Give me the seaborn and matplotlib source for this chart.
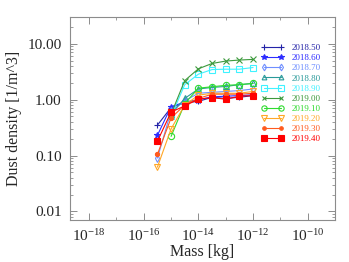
import matplotlib
matplotlib.use("Agg")
from matplotlib import pyplot as plt
import matplotlib.ticker as mticker
import numpy as np
import pandas as pd
import seaborn as sns

# data
mass = [10**-15.5, 1e-15, 10**-14.5, 1e-14, 10**-13.5, 1e-13, 10**-12.5, 1e-12]
epochs = ['2018.50', '2018.60', '2018.70', '2018.80', '2018.90',
          '2019.00', '2019.10', '2019.20', '2019.30', '2019.40']
d_2018_50 = [0.35, 0.72, 0.88, 0.93, 1.10, 1.05, 1.10, 1.18]
d_2018_60 = [0.23, 0.75, 0.90, 1.00, 1.12, 1.15, 1.18, 1.22]
d_2018_70 = [0.09, 0.62, 0.95, 1.30, 1.35, 1.40, 1.45, 1.55]
d_2018_80 = [np.nan, 0.55, 1.05, 1.55, 1.65, 1.72, 1.85, 1.95]
d_2018_90 = [np.nan, 0.50, 1.85, 2.85, 3.45, 3.50, 3.50, 3.75]
d_2019_00 = [np.nan, 0.55, 2.19, 3.56, 4.43, 4.89, 5.10, 5.24]
d_2019_10 = [np.nan, 0.22, 0.85, 1.60, 1.70, 1.80, 1.85, 1.95]
d_2019_20 = [0.062, 0.30, 0.80, 1.20, 1.30, 1.30, 1.30, 1.40]
d_2019_30 = [0.105, 0.47, 0.80, 1.05, 1.25, 1.25, 1.25, 1.30]
d_2019_40 = [0.18, 0.60, 0.77, 1.02, 1.08, 1.02, 1.15, 1.18]
density = [d_2018_50, d_2018_60, d_2018_70, d_2018_80, d_2018_90,
           d_2019_00, d_2019_10, d_2019_20, d_2019_30, d_2019_40]
xticks = [1e-18, 1e-16, 1e-14, 1e-12, 1e-10]
xminor = [1e-19, 1e-17, 1e-15, 1e-13, 1e-11]

colors = ['#2424a8', '#2d2dff', '#6f8fff', '#2a9a9a', '#3ff2ff',
          '#3d9a3d', '#2fdc2f', '#ffa726', '#ff5a1e', '#ff0000']
markers = ['+', '*', 'd', '^', 's', 'x', 'o', 'v', 'o', 's']
filled = [True, True, False, False, False, True, False, False, True, True]
msizes = [5, 4.5, 4, 4, 4.5, 4, 4.5, 4.5, 3, 4.5]

sns.set_style("ticks")
plt.rcParams['font.family'] = ['Liberation Serif', 'DejaVu Serif']
plt.rcParams['mathtext.fontset'] = 'stix'

fig = plt.figure(figsize=(3.49, 2.62), dpi=100)
ax = fig.add_axes([0.2006, 0.160, 0.7594, 0.775])

for ep, vals, c, m, f, ms in zip(epochs, density, colors, markers, filled, msizes):
    df = pd.DataFrame({'mass': mass, 'density': vals}).dropna()
    sns.lineplot(data=df, x='mass', y='density', ax=ax, color=c, marker=m,
                 markersize=ms, linewidth=0.8, label=ep,
                 markerfacecolor=c if f else 'none', markeredgecolor=c,
                 markeredgewidth=0.8)

ax.set_xscale('log')
ax.set_yscale('log')
ax.set_xlim(2e-19, 1e-9)
ax.set_ylim(0.007, 30)

ax.xaxis.set_major_locator(mticker.FixedLocator(xticks))
ax.xaxis.set_major_formatter(mticker.LogFormatterSciNotation())
ax.xaxis.set_minor_locator(mticker.FixedLocator(xminor))
ax.xaxis.set_minor_formatter(mticker.NullFormatter())
ax.yaxis.set_major_locator(mticker.LogLocator(base=10, numticks=10))
ax.yaxis.set_major_formatter(mticker.FormatStrFormatter('%.2f'))

for s in ax.spines.values():
    s.set_color('#8c8c8c')
    s.set_linewidth(0.8)
ax.tick_params(which='both', direction='in', top=True, right=True,
               color='#8c8c8c', labelsize=11, pad=6)
ax.tick_params(which='major', length=5, width=0.7)
ax.tick_params(which='minor', length=2.5, width=0.6)

ax.set_xlabel('Mass [kg]', fontsize=11.5, labelpad=0)
ax.set_ylabel('Dust density [1/m^3]', fontsize=11.5, labelpad=4)

leg = ax.legend(frameon=False, loc='upper right', bbox_to_anchor=(0.965, 0.89),
                fontsize=6.5, numpoints=2, handlelength=2.5, handletextpad=0.9,
                labelspacing=0.2, labelcolor='linecolor', borderpad=0,
                markerscale=0.85)

fig.savefig('out.png', dpi=100)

#### REQUIRED WORK:
Give again, word for word, every line from the top of the data through the line with "import seaborn as sns", both ends included, and exclude the pictures.

#### SOLUTION FOR THIS EXERCISE:
Give me the seaborn and matplotlib source for this chart.
import matplotlib
matplotlib.use("Agg")
from matplotlib import pyplot as plt
import matplotlib.ticker as mticker
import numpy as np
import pandas as pd
import seaborn as sns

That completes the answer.